A few years ago, I joined the Entrepreneurs’ Organization, a worldwide NGO for high-impact business leaders with over 11,000 members in 40+ countries.
EO’s mission is to engage entrepreneurs to learn and grow. EO organizes for its members extraordinary executive education sessions at renowned institutions such as LBS, MIT, and Wharton; but the main learning platform within the organization is the “forum”.
The forum is a peer-to-peer learning and coaching experience where 6-8 business owners meet every month in a secure, confidential environment to share updates, challenges, problems, and experience related both to their business and personal life. Whenever someone has a big issue, a formal presentation is performed and the forum members give feedback by sharing similar experiences. If every member has an average of 15 years’ experience, the forum offers every participant the power of over 100 years of knowledge.
EO is not the only organization that uses a forum. The Young Presidents Organization (YPO), Vistage, and others have similar products and are always the most highly rated benefit for their members. The problem is that every one of those organizations is targeted specifically for CEOs or CxOs at best, there’s nothing similar for middle-management.
My EO forum and the EO-designed executive education gave me an extraordinary thrust to improve my management skills and grow as a business leader. The value is so high, it’s really difficult to assess.
One of our core values is to Build the Best Team, which includes our commitment to create a collaborative environment where everyone at Intraway can flourish and grow. This fantastic opportunity to learn and progress in business and in life has been available for many years only to key executives, and that was not fair to the rest of the team. So we took the best practices from the forum system and launched an internal Peer-to-peer coaching and learning pilot program for managers and key players. As far as we know it’s an unprecedented initiative. It has some challenges, but here’s how we implemented the program.
About the Forum Members
For this pilot, we invited about a third of the company, including all the executives, leaders, and key players. We created 6 forums, with 9-10 people each. We strove for diversity, mixing both areas and seniority, from senior managers to non-leading key players.
Rules of Engagement
- Forum Objectives: The objective is clear: help associates learn and grow as professionals.
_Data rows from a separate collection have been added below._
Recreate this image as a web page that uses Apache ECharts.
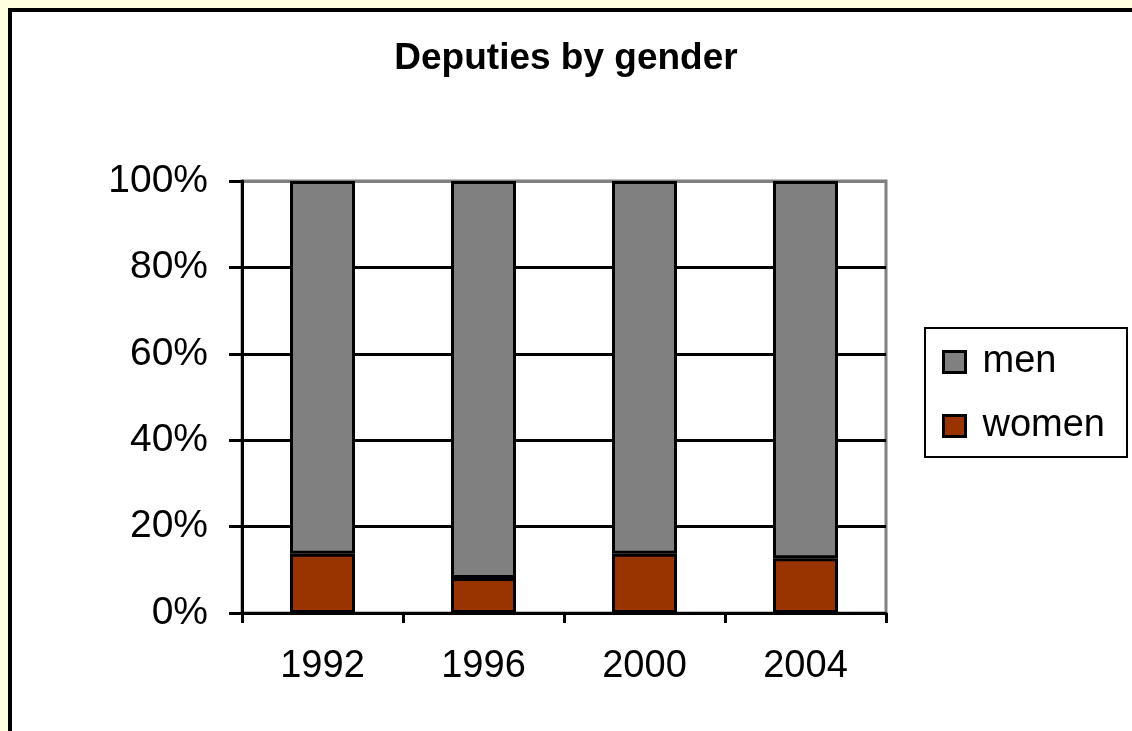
<!DOCTYPE html>
<html>
<head>
<meta charset="utf-8">
<script src="https://cdn.jsdelivr.net/npm/echarts@6/dist/echarts.min.js"></script>
<style>
html, body { margin: 0; padding: 0; background: #FFFFE0; }
#chart { width: 1132px; height: 731px; }
</style>
</head>
<body>
<div id="chart"></div>
<script>
// chart data
var years = ['1992', '1996', '2000', '2004']
var women = [13.7, 8.1, 13.7, 12.7]
var men = [86.3, 91.9, 86.3, 87.3]
var yTicks = [0, 20, 40, 60, 80, 100]

var chart = echarts.init(document.getElementById('chart'))
chart.setOption({
  backgroundColor: '#FFFFE0',
  animation: false,
  textStyle: { fontFamily: 'Liberation Sans, Arial, sans-serif' },
  graphic: [
    {
      type: 'rect',
      z: -10,
      shape: { x: 10, y: 10, width: 1200, height: 800 },
      style: { fill: '#fff', stroke: '#000', lineWidth: 4 }
    }
  ],
  title: {
    text: 'Deputies by gender',
    left: 'center',
    top: 35,
    textStyle: { fontSize: 37, fontWeight: 'bold', color: '#000' }
  },
  legend: {
    orient: 'vertical',
    left: 925,
    top: 328,
    padding: [15, 22, 12, 17],
    itemGap: 26,
    itemWidth: 22,
    itemHeight: 21,
    borderColor: '#000',
    borderWidth: 2,
    backgroundColor: '#fff',
    data: [
      { name: 'men', icon: 'rect' },
      { name: 'women', icon: 'rect' }
    ],
    itemStyle: { borderColor: '#000', borderWidth: 3 },
    textStyle: { fontSize: 38, color: '#000', padding: [0, 0, 0, 12] }
  },
  grid: {
    left: 242,
    right: 246,
    top: 181,
    bottom: 118,
    show: true,
    borderColor: '#808080',
    borderWidth: 3,
    backgroundColor: 'transparent'
  },
  xAxis: {
    type: 'category',
    data: years,
    axisLine: { lineStyle: { color: '#000', width: 3 } },
    axisTick: { show: true, inside: false, length: 10, lineStyle: { color: '#000', width: 3 } },
    axisLabel: { color: '#000', fontSize: 38, margin: 35 },
    splitLine: { show: false }
  },
  yAxis: {
    type: 'value',
    min: yTicks[0],
    max: yTicks[yTicks.length - 1],
    interval: 20,
    axisLine: { show: true, lineStyle: { color: '#000', width: 3 } },
    axisTick: { show: true, inside: false, length: 13, lineStyle: { color: '#000', width: 3 } },
    axisLabel: { color: '#000', fontSize: 39, margin: 34, formatter: '{value}%' },
    splitLine: {
      show: true,
      lineStyle: { color: ['#000', '#000', '#000', '#000', '#000', '#808080'], width: 3 }
    }
  },
  series: [
    {
      name: 'women',
      type: 'bar',
      stack: 'all',
      barWidth: 65,
      data: women,
      itemStyle: { color: '#993300', borderColor: '#000', borderWidth: 3 }
    },
    {
      name: 'men',
      type: 'bar',
      stack: 'all',
      barWidth: 65,
      data: men,
      itemStyle: { color: '#808080', borderColor: '#000', borderWidth: 3 }
    }
  ]
})
</script>
</body>
</html>
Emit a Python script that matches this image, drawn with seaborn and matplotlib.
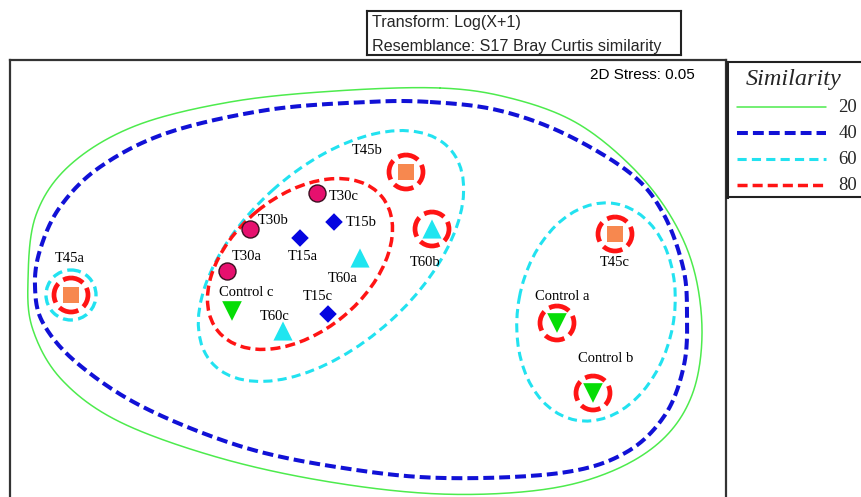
import numpy as np
import pandas as pd
import matplotlib
matplotlib.use("Agg")
import matplotlib.pyplot as plt
import seaborn as sns
from matplotlib.patches import Ellipse, Circle

# ---------------- data (MDS ordination, screen-like units) -------------
sample_names = ["T45a", "T45b", "T45c", "T30a", "T30b", "T30c", "T15a", "T15b", "T15c",
                "T60a", "T60b", "T60c", "Control a", "Control b", "Control c"]
groups = ["T45"] * 3 + ["T30"] * 3 + ["T15"] * 3 + ["T60"] * 3 + ["Control"] * 3
mds_x = [71, 406, 615, 227, 250, 317, 300, 334, 328, 360, 432, 283, 557, 593, 232]
mds_y = [295, 172, 234, 271, 229, 193, 238, 222, 314, 258, 229, 331, 323, 393, 311]

# singletons ringed at a similarity level
ring80_samples = ["T45a", "T45b", "T60b", "T45c", "Control a", "Control b"]
ring60_samples = ["T45a"]

# 20 % and 40 % similarity contours (outline anchors)
contour20_x = [440, 510, 575, 630, 670, 694, 702, 692, 662, 610, 540, 440,
               330, 220, 120, 62, 33, 28, 36, 70, 135, 230, 335]
contour20_y = [88, 98, 122, 165, 215, 270, 335, 395, 440, 472, 490, 494,
               482, 458, 422, 380, 330, 280, 215, 165, 126, 102, 91]
contour40_x = [430, 497, 563, 630, 663, 683, 687, 684, 665, 625, 560, 443, 343,
               243, 143, 77, 43, 35, 40, 60, 100, 167, 267, 367]
contour40_y = [102, 110, 133, 173, 213, 267, 313, 365, 415, 453, 473, 478, 468,
               447, 407, 363, 323, 287, 250, 207, 167, 133, 110, 102]

# 60 % and 80 % similarity cluster outlines (ellipses: centre x, centre y, width, height, angle)
cluster60_cx = [331, 596]
cluster60_cy = [256, 312]
cluster60_w = [320, 220]
cluster60_h = [176, 156]
cluster60_angle = [-42, -79.5]
cluster80_cx = [300]
cluster80_cy = [264]
cluster80_w = [212]
cluster80_h = [136]
cluster80_angle = [-39.5]

legend_levels = ["20", "40", "60", "80"]
transform_text = "Transform: Log(X+1)"
resemblance_text = "Resemblance: S17 Bray Curtis similarity"
stress_text = "2D Stress: 0.05"

# ---------------- styles -------------
group_style = {
    "T45": dict(marker="s", color="#F7884F", s=140, edgecolor="none", lw=0),
    "T30": dict(marker="o", color="#E6106E", s=150, edgecolor="#3a1020", lw=1.0),
    "T15": dict(marker="D", color="#0505E0", s=80, edgecolor="none", lw=0),
    "T60": dict(marker="^", color="#1FE5F0", s=190, edgecolor="none", lw=0),
    "Control": dict(marker="v", color="#06DD06", s=200, edgecolor="none", lw=0),
}
label_offset = {
    "T45a": (-1, -37), "T45b": (-39, -22), "T45c": (0, 29),
    "T30a": (20, -14), "T30b": (23, -9), "T30c": (27, 3),
    "T15a": (3, 19), "T15b": (27, 0), "T15c": (-10, -17),
    "T60a": (-17, 20), "T60b": (-7, 34), "T60c": (-8, -15),
    "Control a": (5, -27), "Control b": (13, -35), "Control c": (14, -18),
}
C20, C40, C60, C80 = "#4DEB4D", "#1111D6", "#22E2F0", "#FF1414"
level_style = {
    "20": dict(color=C20, lw=1.1, ls="-"),
    "40": dict(color=C40, lw=2.9, ls=(0, (2.7, 1.25))),
    "60": dict(color=C60, lw=2.2, ls=(0, (3.0, 1.7))),
    "80": dict(color=C80, lw=2.5, ls=(0, (2.9, 1.45))),
}
SERIF = ["Liberation Serif", "DejaVu Serif"]

W, H = 861, 497
sns.set_theme(style="white")
plt.rcParams["font.family"] = ["Liberation Sans", "DejaVu Sans"]

fig = plt.figure(figsize=(W / 100, H / 100), dpi=100)
fig.patch.set_facecolor("white")


def fig_rect(x0, y0, x1, y1):
    return [x0 / W, 1 - y1 / H, (x1 - x0) / W, (y1 - y0) / H]


def closed_spline(xs, ys, n=24):
    P = np.column_stack([xs, ys]).astype(float)
    m = len(P)
    t = np.linspace(0, 1, n, endpoint=False)[:, None]
    segs = []
    for i in range(m):
        p0, p1, p2, p3 = P[(i - 1) % m], P[i], P[(i + 1) % m], P[(i + 2) % m]
        segs.append(0.5 * (2 * p1 + (-p0 + p2) * t + (2 * p0 - 5 * p1 + 4 * p2 - p3) * t ** 2
                           + (-p0 + 3 * p1 - 3 * p2 + p3) * t ** 3))
    out = np.vstack(segs + [segs[0][:1]])
    return out[:, 0], out[:, 1]


# ---------------- main ordination panel -------------
ax = fig.add_axes(fig_rect(10, 60, 726, H))
ax.set_xlim(10, 726)
ax.set_ylim(H, 60)
ax.set_xticks([])
ax.set_yticks([])
for side, sp in ax.spines.items():
    sp.set_visible(side != "bottom")
    sp.set_color("#333333")
    sp.set_linewidth(1.6)

# contours 20 / 40
for lev, cx, cy in (("20", contour20_x, contour20_y), ("40", contour40_x, contour40_y)):
    sx, sy = closed_spline(cx, cy)
    st = level_style[lev]
    ax.plot(sx, sy, color=st["color"], lw=st["lw"], ls=st["ls"], zorder=2)

# 60 / 80 cluster ellipses
for lev, cxs, cys, ws, hs, angs in (("60", cluster60_cx, cluster60_cy, cluster60_w, cluster60_h, cluster60_angle),
                                     ("80", cluster80_cx, cluster80_cy, cluster80_w, cluster80_h, cluster80_angle)):
    st = level_style[lev]
    for cx, cy, w, h, a in zip(cxs, cys, ws, hs, angs):
        ax.add_patch(Ellipse((cx, cy), w, h, angle=a, fill=False, edgecolor=st["color"],
                             lw=st["lw"], ls=st["ls"], zorder=3))

df = pd.DataFrame({"x": mds_x, "y": mds_y, "group": groups, "sample": sample_names})

# rings around singletons
for name in ring60_samples:
    r = df[df["sample"] == name].iloc[0]
    ax.add_patch(Circle((r.x, r.y), 25, fill=False, edgecolor=C60, lw=2.4,
                        ls=(0, (3.0, 1.6)), zorder=3))
for name in ring80_samples:
    r = df[df["sample"] == name].iloc[0]
    ax.add_patch(Circle((r.x, r.y), 17, fill=False, edgecolor=C80, lw=3.4,
                        ls=(1.5, (4.3, 1.3)), zorder=3))

# sample points
for g, st in group_style.items():
    sub = df[df["group"] == g]
    sns.scatterplot(data=sub, x="x", y="y", marker=st["marker"], color=st["color"], s=st["s"],
                    edgecolor=st["edgecolor"], linewidth=st["lw"], ax=ax, legend=False, zorder=5)
ax.set_xlabel("")
ax.set_ylabel("")

for _, r in df.iterrows():
    dx, dy = label_offset[r["sample"]]
    ax.text(r.x + dx, r.y + dy, r["sample"], ha="center", va="center",
            fontsize=10.5, family=SERIF, color="black", zorder=6)

ax.text(695, 75, stress_text, ha="right", va="center", fontsize=11, color="black")

# ---------------- top info box -------------
bx = fig.add_axes(fig_rect(367, 11, 681, 55))
bx.set_xlim(367, 681)
bx.set_ylim(55, 11)
bx.set_xticks([])
bx.set_yticks([])
bx.set_facecolor("white")
for sp in bx.spines.values():
    sp.set_color("#222222")
    sp.set_linewidth(1.5)
bx.text(372, 23, transform_text, ha="left", va="center", fontsize=11.6)
bx.text(372, 46, resemblance_text, ha="left", va="center", fontsize=11.6)

# ---------------- similarity legend -------------
lx = fig.add_axes(fig_rect(727, 62, 875, 197))
lx.set_xlim(727, 875)
lx.set_ylim(197, 62)
lx.set_xticks([])
lx.set_yticks([])
lx.patch.set_alpha(0)
for side, sp in lx.spines.items():
    sp.set_visible(side != "right")
    sp.set_color("#222222")
    sp.set_linewidth(1.5)
lx.spines["left"].set_linewidth(2.2)
lx.text(794, 79, "Similarity", ha="center", va="center", fontsize=17.5, style="italic",
        family=SERIF)
for i, lev in enumerate(legend_levels):
    yy = 107 + i * 26
    st = level_style[lev]
    lx.plot([737, 826], [yy, yy], color=st["color"], lw=st["lw"], ls=st["ls"])
    lx.text(857, yy, lev, ha="right", va="center", fontsize=13.5, family=SERIF)

fig.savefig("out.png", dpi=100, facecolor="white")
- Facilitators: We hired experienced coaches from an established career development consulting company.
- Basic Forum Agenda: Each month the forum will meet for three hours. The first hour will be used for updates and deciding which issues should become formal presentations. The second hour will be used for a previously prepared member presentation as well as an urgent presentation. The third hour will be used specifically for learning, either discussing book chapters selected and read by the forum or for a presentation for a theme a member has specifically prepared either by studying the topic or because s/he is a subject-matter expert. The agenda should also include a one-word open, an icebreaker and a one-word close. Members are encouraged, but not required, to continue the forum informally either having lunch or dinner together.
- Forum Bylaws: Each forum is responsible for creating its own bylaws, but after a few sessions we will encourage all groups to introduce two common rules: punctuality and annual attendance should be strict. One way to implement this policy is through credits. Each member starts with 4 credits. From 1 to 20 minutes late, the member is penalized with the deduction of 1 credit. More than 20 minutes late or missing the meeting deducts 2 points. Members who reach zero points must leave the program. The forum can anonymously vote to issue up to 4 additional total credits per year to its members (4 max per forum per year, not per member). The credit will be given to the penalized member if 80% of the anonymous votes are positive.
- Confidentiality: What’s said in the forum stays in the forum. Neither members nor facilitators can comment about anything to any outsiders, not even outside of the company. The only exception is if the whole forum believes a particular issue should be escalated to the C level of the company and everybody agrees to share. In this case, the forum will choose how to present the matter.
- Not Mandatory: For the forums to work, members must be fully committed. We asked each member to participate in the first few meetings, but after that, they can choose to continue participating or leave the program.
- Retreats: Forums are encouraged to have an offsite retreat once per year. The company will provide a specific budget for each forum, but the forum is responsible for all logistics and any extra budget required.
Main Challenges
We have just started and we foresee a lot of challenges. The first challenge is to establish trust within the forum in order to create a secure environment for everybody to share their most meaningful issues. The second is to make meetings relevant as soon as possible to engage as many members as possible and avoid members quitting.
Facilitators are preparing specific exercises and will be focusing on these challenges during the first few meetings. We’ll probably need to adjust many things, but this is how innovation works!
Benefits and Conclusion
We believe the Managers Forum initiative will provide impressive benefits, both for our team as well as for the company itself.
Our associates will learn from each other, from experience facilitators, from external speakers and from studying company-relevant books and business cases.
For the company, in our journey to create 2,000 leaders for 2025, we aim to engage our people to grow, reduce company silos, create bonding between peers, reduce attrition and build a real environment where everybody can learn, grow and thrive!
We will adjust the initiative as necessary and extend it to moew and more team members as we fine-tune and feel increasingly comfortable with the program.
What do you think? Do you have any idea to improve the program?